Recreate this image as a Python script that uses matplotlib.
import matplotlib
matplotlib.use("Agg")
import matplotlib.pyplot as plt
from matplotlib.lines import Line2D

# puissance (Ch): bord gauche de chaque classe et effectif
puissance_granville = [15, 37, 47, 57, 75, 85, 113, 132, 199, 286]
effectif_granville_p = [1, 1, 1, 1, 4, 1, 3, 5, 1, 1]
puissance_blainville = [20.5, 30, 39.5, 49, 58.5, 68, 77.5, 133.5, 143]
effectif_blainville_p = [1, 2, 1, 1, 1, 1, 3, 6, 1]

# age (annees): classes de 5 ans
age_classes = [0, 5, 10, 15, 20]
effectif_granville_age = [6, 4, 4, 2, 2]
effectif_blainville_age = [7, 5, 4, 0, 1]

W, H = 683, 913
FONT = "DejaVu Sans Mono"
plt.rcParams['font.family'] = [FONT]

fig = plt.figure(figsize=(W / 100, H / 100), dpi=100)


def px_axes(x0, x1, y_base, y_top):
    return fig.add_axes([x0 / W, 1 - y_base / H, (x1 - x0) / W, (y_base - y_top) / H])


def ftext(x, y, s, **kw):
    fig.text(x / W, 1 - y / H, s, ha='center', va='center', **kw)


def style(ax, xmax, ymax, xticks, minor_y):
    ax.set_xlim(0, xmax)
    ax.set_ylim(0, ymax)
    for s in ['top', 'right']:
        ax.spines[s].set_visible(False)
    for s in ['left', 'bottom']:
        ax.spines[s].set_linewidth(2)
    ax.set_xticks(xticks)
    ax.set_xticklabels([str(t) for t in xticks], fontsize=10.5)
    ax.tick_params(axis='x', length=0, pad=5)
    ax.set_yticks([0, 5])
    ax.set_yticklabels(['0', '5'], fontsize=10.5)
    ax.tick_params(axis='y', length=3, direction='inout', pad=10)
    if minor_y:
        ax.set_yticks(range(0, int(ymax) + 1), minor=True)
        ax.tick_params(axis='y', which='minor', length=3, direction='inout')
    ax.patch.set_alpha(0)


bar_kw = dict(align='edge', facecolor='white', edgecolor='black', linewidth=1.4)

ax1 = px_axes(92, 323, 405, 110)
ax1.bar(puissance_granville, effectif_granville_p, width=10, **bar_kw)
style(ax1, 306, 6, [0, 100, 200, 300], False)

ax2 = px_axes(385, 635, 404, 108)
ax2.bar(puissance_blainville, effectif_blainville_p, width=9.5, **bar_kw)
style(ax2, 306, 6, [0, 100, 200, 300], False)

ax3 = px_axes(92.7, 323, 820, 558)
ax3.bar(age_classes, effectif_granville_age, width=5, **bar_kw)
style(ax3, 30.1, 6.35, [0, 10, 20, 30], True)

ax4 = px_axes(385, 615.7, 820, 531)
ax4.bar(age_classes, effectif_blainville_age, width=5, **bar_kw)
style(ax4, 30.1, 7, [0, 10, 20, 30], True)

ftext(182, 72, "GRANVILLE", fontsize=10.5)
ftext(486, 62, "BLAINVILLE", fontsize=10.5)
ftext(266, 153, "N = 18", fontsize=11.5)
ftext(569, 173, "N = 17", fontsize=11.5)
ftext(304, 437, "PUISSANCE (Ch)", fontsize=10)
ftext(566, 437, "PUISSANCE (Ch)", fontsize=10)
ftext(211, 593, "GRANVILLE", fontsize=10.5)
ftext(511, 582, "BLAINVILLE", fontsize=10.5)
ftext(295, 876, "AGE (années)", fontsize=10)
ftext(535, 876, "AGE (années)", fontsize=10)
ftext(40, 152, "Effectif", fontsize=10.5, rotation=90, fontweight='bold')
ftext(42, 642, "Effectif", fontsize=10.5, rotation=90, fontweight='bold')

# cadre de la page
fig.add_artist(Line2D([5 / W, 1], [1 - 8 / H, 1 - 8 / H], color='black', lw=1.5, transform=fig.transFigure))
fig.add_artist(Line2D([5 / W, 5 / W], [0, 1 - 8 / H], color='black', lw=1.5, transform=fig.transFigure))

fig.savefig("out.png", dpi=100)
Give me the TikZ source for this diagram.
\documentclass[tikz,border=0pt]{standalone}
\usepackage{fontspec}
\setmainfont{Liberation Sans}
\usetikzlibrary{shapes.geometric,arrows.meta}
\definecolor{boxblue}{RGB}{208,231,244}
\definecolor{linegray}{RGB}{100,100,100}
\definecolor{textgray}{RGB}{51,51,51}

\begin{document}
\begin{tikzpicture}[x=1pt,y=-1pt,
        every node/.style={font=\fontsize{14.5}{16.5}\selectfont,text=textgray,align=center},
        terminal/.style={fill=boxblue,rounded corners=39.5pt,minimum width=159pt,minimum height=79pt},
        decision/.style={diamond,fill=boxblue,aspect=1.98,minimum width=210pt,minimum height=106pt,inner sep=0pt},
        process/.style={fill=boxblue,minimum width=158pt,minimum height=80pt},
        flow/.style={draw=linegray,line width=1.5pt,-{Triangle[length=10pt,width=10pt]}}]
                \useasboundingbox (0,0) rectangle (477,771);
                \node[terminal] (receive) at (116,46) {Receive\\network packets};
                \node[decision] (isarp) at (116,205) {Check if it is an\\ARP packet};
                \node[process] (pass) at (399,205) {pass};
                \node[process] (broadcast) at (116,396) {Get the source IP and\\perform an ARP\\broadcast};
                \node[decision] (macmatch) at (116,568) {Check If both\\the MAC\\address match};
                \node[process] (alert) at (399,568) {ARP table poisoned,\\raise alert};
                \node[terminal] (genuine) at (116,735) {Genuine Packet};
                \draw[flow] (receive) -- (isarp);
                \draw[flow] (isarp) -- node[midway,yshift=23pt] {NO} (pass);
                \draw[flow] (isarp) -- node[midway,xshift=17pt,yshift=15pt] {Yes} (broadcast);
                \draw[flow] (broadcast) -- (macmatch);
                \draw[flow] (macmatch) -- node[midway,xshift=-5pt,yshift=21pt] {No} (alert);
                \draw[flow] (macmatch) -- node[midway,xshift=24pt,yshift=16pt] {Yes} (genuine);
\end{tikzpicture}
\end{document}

Description of the task »
Reproduce exactly the lines from the beginning of the entries above up to and including the line that contains "from matplotlib.lines import Line2D".

Solution »
Recreate this image as a Python script that uses matplotlib.
import matplotlib
matplotlib.use("Agg")
import matplotlib.pyplot as plt
from matplotlib.lines import Line2D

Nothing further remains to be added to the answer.